#### GOAL:
Only the lines from the one containing "The picture is" through the one containing "last_sample = 834" are to be copied, exactly and with both ends kept.

#### DATA EXTRACT:
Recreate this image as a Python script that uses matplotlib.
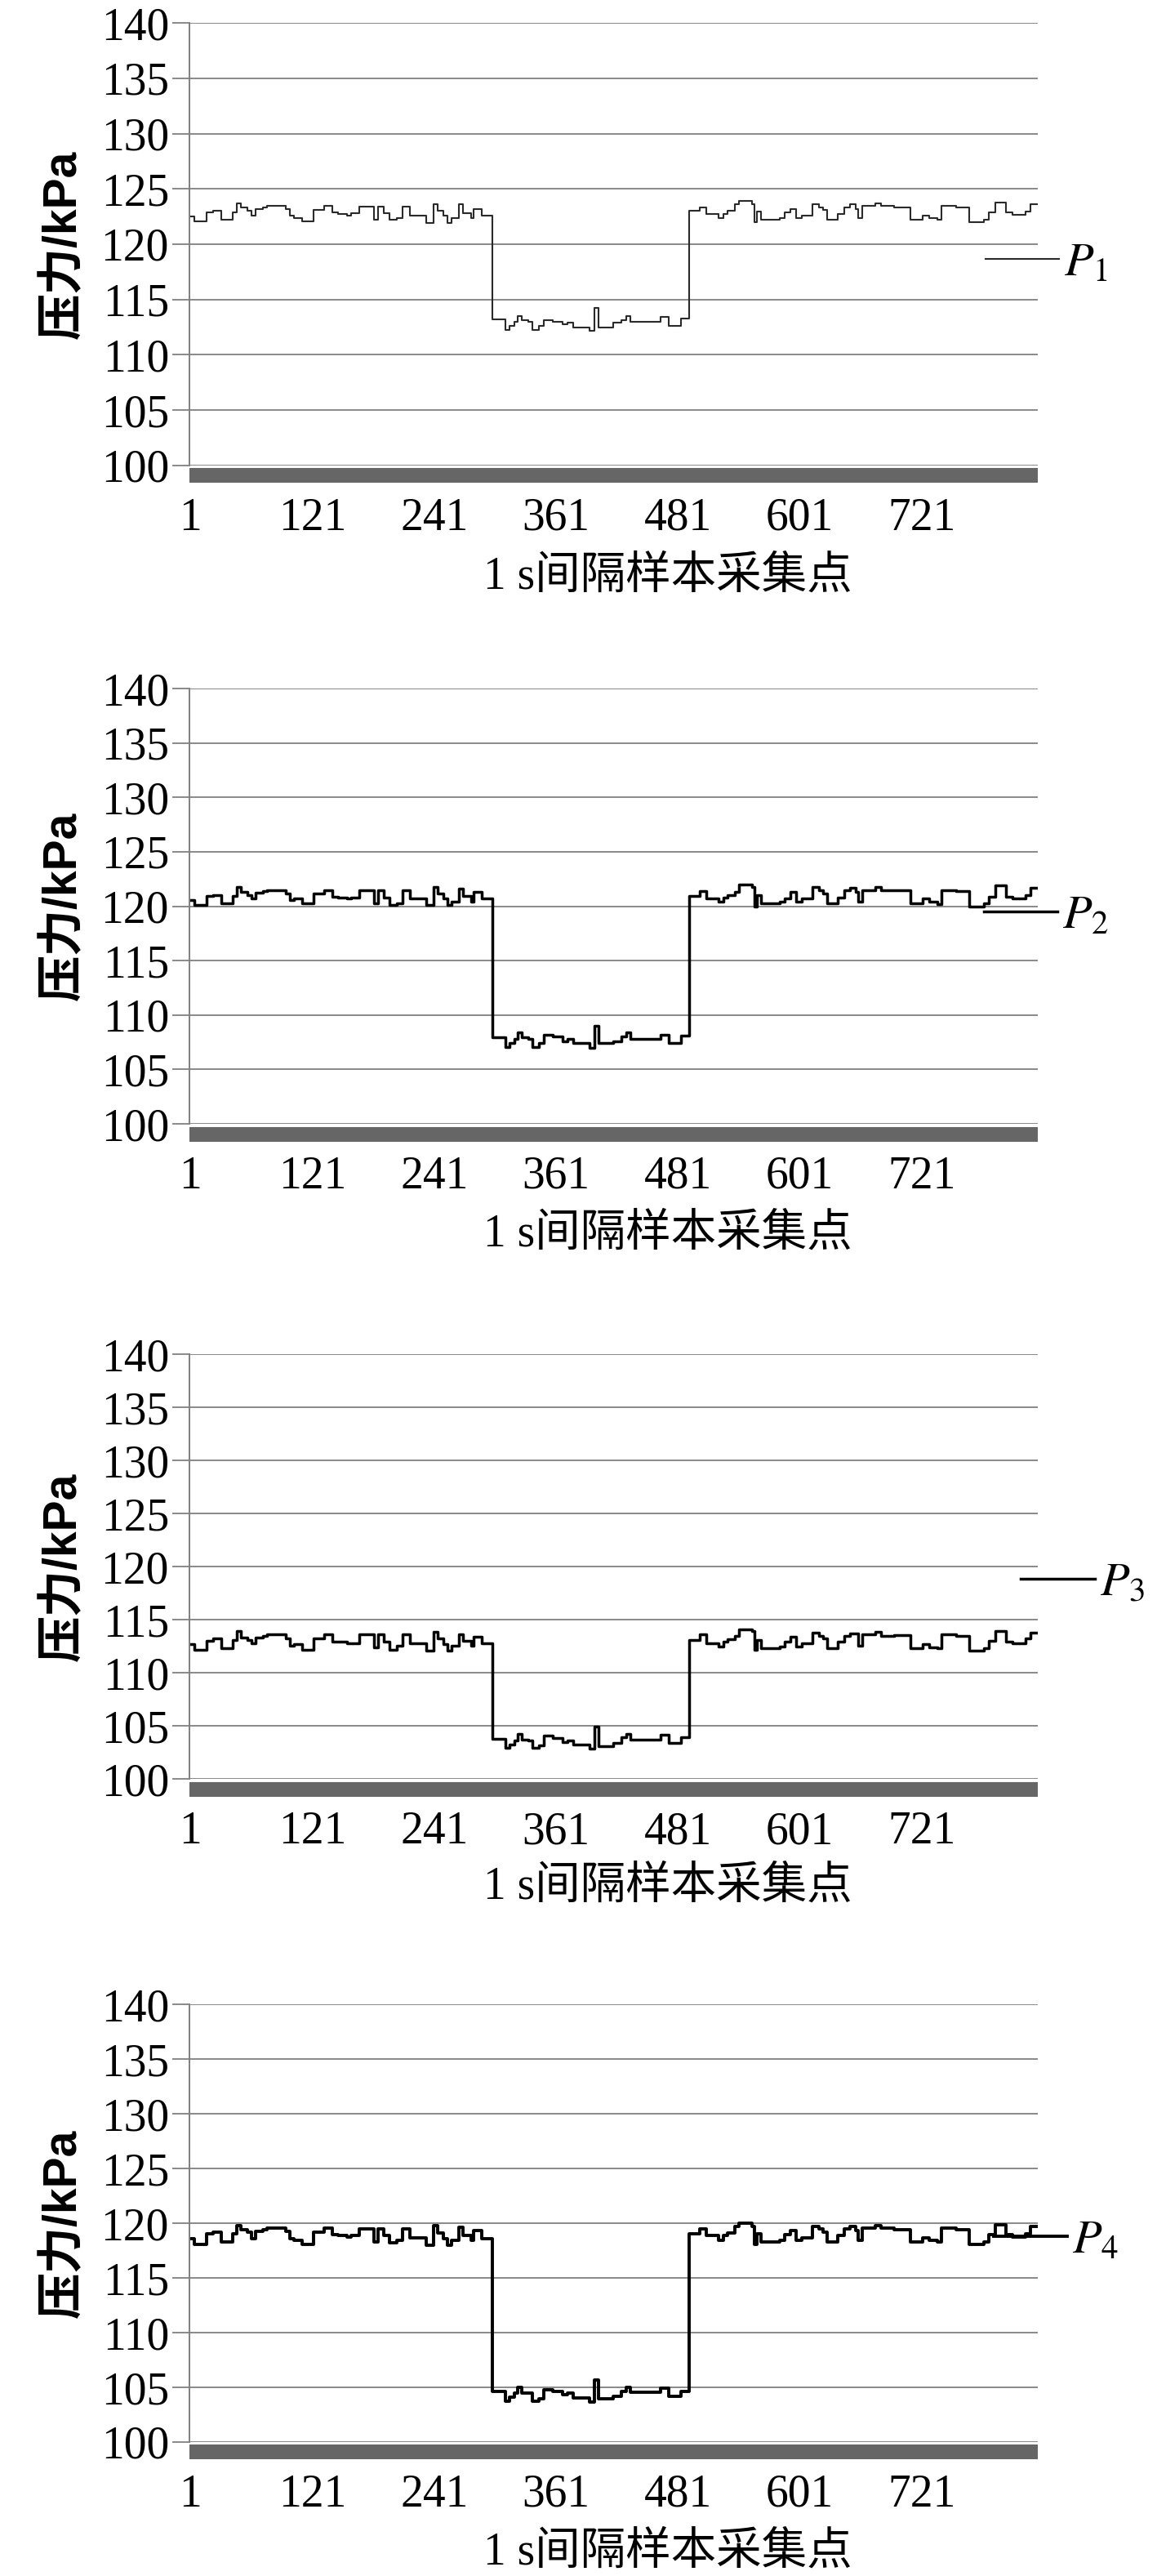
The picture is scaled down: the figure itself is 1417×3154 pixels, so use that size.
import numpy as np
import matplotlib
matplotlib.use("Agg")
import matplotlib.pyplot as plt

plt.rcParams["font.family"] = "Liberation Serif"
plt.rcParams["mathtext.fontset"] = "stix"

# sample index where each step starts (shared by all four sensors)
steps = [1, 5, 17, 23, 31, 43, 47, 51, 57, 61, 65, 72, 76, 95, 99, 103, 111, 122,
         133, 141, 146, 155, 159, 167, 182, 186, 191, 197, 204, 210, 217, 233, 240,
         244, 250, 254, 258, 265, 269, 277, 280, 288, 298, 311, 315, 320, 323, 327,
         334, 338, 344, 349, 358, 367, 372, 378, 394, 399, 403, 417, 425, 430, 434,
         464, 472, 484, 492, 502, 509, 521, 526, 530, 537, 541, 554, 556, 559, 563,
         581, 586, 592, 597, 603, 613, 620, 624, 628, 638, 645, 650, 656, 658, 662,
         675, 681, 694, 710, 722, 728, 736, 740, 755, 768, 782, 787, 793, 804, 810,
         823, 828]
last_sample = 834

# pressure levels (kPa) for each step
p1 = [122.5, 122.05, 122.9, 123.05, 122.2, 122.9, 123.7, 123.35, 123.05, 122.55,
      123.2, 123.35, 123.45, 123.2, 122.55, 122.35, 122.05, 123.1, 123.45, 122.85,
      122.75, 122.6, 122.8, 123.4, 122.2, 123.4, 122.8, 122.2, 122.35, 123.4,
      122.55, 121.9, 123.65, 123.0, 122.55, 121.9, 122.35, 123.6, 122.8, 122.35,
      123.2, 122.55, 113.2, 112.25, 112.6, 113.0, 113.5, 113.1, 113.0, 112.25,
      112.6, 113.1, 113.0, 112.75, 112.9, 112.5, 112.15, 114.25, 112.5, 112.9,
      113.1, 113.5, 113.0, 113.4, 112.6, 113.25, 123.0, 123.35, 122.75, 122.35,
      122.75, 123.0, 123.6, 123.9, 123.6, 122.0, 122.95, 122.2, 122.35, 122.85,
      123.2, 122.35, 122.55, 123.6, 123.35, 123.1, 122.2, 122.75, 123.35, 123.6,
      123.2, 122.35, 123.45, 123.7, 123.45, 123.3, 122.2, 122.55, 122.35, 122.2,
      123.45, 123.3, 122.0, 122.2, 122.85, 123.75, 122.85, 122.65, 122.95, 123.6]
p2 = [120.6, 120.1, 120.95, 121.05, 120.25, 120.95, 121.8, 121.3, 121.05, 120.7,
      121.25, 121.4, 121.5, 121.2, 120.6, 120.7, 120.25, 121.15, 121.5, 120.9,
      120.8, 120.75, 120.8, 121.45, 120.3, 121.45, 120.8, 120.15, 120.3, 121.45,
      120.75, 120.1, 121.8, 121.15, 120.7, 120.1, 120.45, 121.65, 120.95, 120.45,
      121.3, 120.7, 107.95, 107.05, 107.45, 107.8, 108.4, 107.95, 107.8, 107.05,
      107.4, 108.2, 108.0, 107.55, 107.8, 107.4, 106.95, 109.0, 107.4, 107.57,
      108.0, 108.4, 107.8, 108.2, 107.45, 108.1, 120.95, 121.4, 120.75, 120.45,
      120.8, 121.05, 121.3, 122.0, 121.8, 120.0, 121.0, 120.25, 120.45, 120.75,
      121.3, 120.45, 120.75, 121.75, 121.5, 121.15, 120.3, 120.8, 121.45, 121.7,
      121.3, 120.45, 121.5, 121.8, 121.45, 121.45, 120.25, 120.7, 120.4, 120.2,
      121.5, 121.4, 120.0, 120.25, 120.9, 121.9, 120.9, 120.75, 121.05, 121.7]
p3 = [112.7, 112.15, 113.0, 113.25, 112.3, 113.05, 113.9, 113.3, 113.05, 112.75,
      113.3, 113.5, 113.65, 113.25, 112.55, 112.7, 112.2, 113.25, 113.6, 112.9,
      112.95, 112.75, 112.8, 113.6, 112.4, 113.6, 112.95, 112.15, 112.55, 113.6,
      112.8, 112.1, 113.85, 113.25, 112.7, 112.1, 112.55, 113.65, 113.0, 112.55,
      113.4, 112.75, 103.8, 102.95, 103.25, 103.65, 104.25, 103.7, 103.65, 102.95,
      103.15, 104.05, 103.85, 103.45, 103.65, 103.25, 102.85, 104.95, 103.1, 103.4,
      103.9, 104.25, 103.7, 104.2, 103.4, 103.9, 113.05, 113.6, 112.8, 112.45,
      112.95, 113.2, 113.5, 114.1, 113.95, 112.15, 113.05, 112.3, 112.45, 112.95,
      113.4, 112.45, 112.8, 113.75, 113.5, 113.25, 112.35, 112.9, 113.5, 113.7,
      113.7, 112.55, 113.6, 113.85, 113.5, 113.55, 112.3, 112.7, 112.4, 112.3,
      113.65, 113.45, 112.1, 112.3, 113.0, 113.95, 112.95, 112.8, 113.25, 113.75]
p4 = [118.6, 118.1, 119.0, 119.15, 118.3, 119.0, 119.8, 119.4, 119.15, 118.6,
      119.25, 119.4, 119.55, 119.25, 118.6, 118.45, 118.1, 119.15, 119.55, 118.95,
      118.85, 118.7, 118.85, 119.5, 118.3, 119.5, 118.85, 118.25, 118.4, 119.5,
      118.65, 118.0, 119.75, 119.1, 118.6, 118.0, 118.45, 119.65, 118.9, 118.45,
      119.3, 118.6, 104.65, 103.75, 104.1, 104.45, 105.0, 104.5, 104.45, 103.75,
      103.95, 104.8, 104.65, 104.3, 104.45, 104.0, 103.65, 105.65, 103.95, 104.15,
      104.63, 105.0, 104.55, 104.9, 104.2, 104.65, 119.05, 119.45, 118.85, 118.45,
      118.85, 119.1, 119.7, 120.0, 119.7, 118.1, 119.05, 118.3, 118.45, 118.95,
      119.3, 118.45, 118.65, 119.7, 119.45, 119.2, 118.3, 118.85, 119.45, 119.7,
      119.3, 118.45, 119.55, 119.8, 119.55, 119.4, 118.3, 118.65, 118.45, 118.3,
      119.55, 119.4, 118.1, 118.3, 118.95, 119.85, 118.95, 118.75, 119.05, 119.7]

series = [p1, p2, p3, p4]
labels = ["$P_1$", "$P_2$", "$P_3$", "$P_4$"]
xtick_vals = [1, 121, 241, 361, 481, 601, 721]
ytick_vals = [100, 105, 110, 115, 120, 125, 130, 135, 140]

# axes placement (figure fraction) and legend anchors, per panel
panel_pos = [(0.8193, 0.1718), (0.5637, 0.1690), (0.3094, 0.1649), (0.0520, 0.1699)]
line_w = [1.5, 2.5, 2.5, 2.8]
line_c = ["#2a2a2a", "black", "black", "black"]
leg_anchor = [(0.938, 0.456), (0.936, 0.477), (0.980, 0.46), (0.948, 0.459)]

fig = plt.figure(figsize=(14.17, 31.54), dpi=100)

for k in range(4):
    b, h = panel_pos[k]
    ax = fig.add_axes([0.1637, b, 0.7333, h])

    x = np.append(steps, last_sample)
    y = np.append(series[k], series[k][-1])
    ax.step(x, y, where="post", color=line_c[k], lw=line_w[k], label=labels[k])

    ax.set_xlim(0, 835.2)
    ax.set_ylim(100, 140)
    ax.set_yticks(ytick_vals)
    ax.set_xticks(xtick_vals)
    ax.grid(axis="y", color="#808080", lw=1.3)
    ax.set_axisbelow(True)

    for s in ["top", "right"]:
        ax.spines[s].set_visible(False)
    ax.spines["left"].set_color("#808080")
    ax.spines["left"].set_linewidth(1.4)
    ax.spines["bottom"].set_color("#666666")
    ax.spines["bottom"].set_linewidth(13)
    ax.spines["bottom"].set_capstyle("butt")
    ax.spines["bottom"].set_position(("outward", 9))

    ax.tick_params(axis="y", length=15, width=1.3, color="#808080", pad=3, labelsize=40)
    ax.tick_params(axis="x", length=0, pad=19, labelsize=40)

    ax.set_ylabel("压力/kPa", family=["Liberation Sans", "Noto Sans CJK SC"],
                  fontsize=41, fontweight="bold")
    ax.yaxis.set_label_coords(-0.122, 0.5)
    ax.set_xlabel("1 s间隔样本采集点", family=["Liberation Serif", "Noto Sans CJK SC"],
                  fontsize=40)
    ax.xaxis.set_label_coords(0.564, -0.205)

    ax.legend(loc="center left", bbox_to_anchor=leg_anchor[k], frameon=False,
              fontsize=42, handlelength=1.55, handletextpad=0.1,
              borderpad=0, borderaxespad=0)

plt.savefig("out.png", dpi=100)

#### REPLY TO THE TASK:
The picture is scaled down: the figure itself is 1417×3154 pixels, so use that size.
import numpy as np
import matplotlib
matplotlib.use("Agg")
import matplotlib.pyplot as plt

plt.rcParams["font.family"] = "Liberation Serif"
plt.rcParams["mathtext.fontset"] = "stix"

# sample index where each step starts (shared by all four sensors)
steps = [1, 5, 17, 23, 31, 43, 47, 51, 57, 61, 65, 72, 76, 95, 99, 103, 111, 122,
         133, 141, 146, 155, 159, 167, 182, 186, 191, 197, 204, 210, 217, 233, 240,
         244, 250, 254, 258, 265, 269, 277, 280, 288, 298, 311, 315, 320, 323, 327,
         334, 338, 344, 349, 358, 367, 372, 378, 394, 399, 403, 417, 425, 430, 434,
         464, 472, 484, 492, 502, 509, 521, 526, 530, 537, 541, 554, 556, 559, 563,
         581, 586, 592, 597, 603, 613, 620, 624, 628, 638, 645, 650, 656, 658, 662,
         675, 681, 694, 710, 722, 728, 736, 740, 755, 768, 782, 787, 793, 804, 810,
         823, 828]
last_sample = 834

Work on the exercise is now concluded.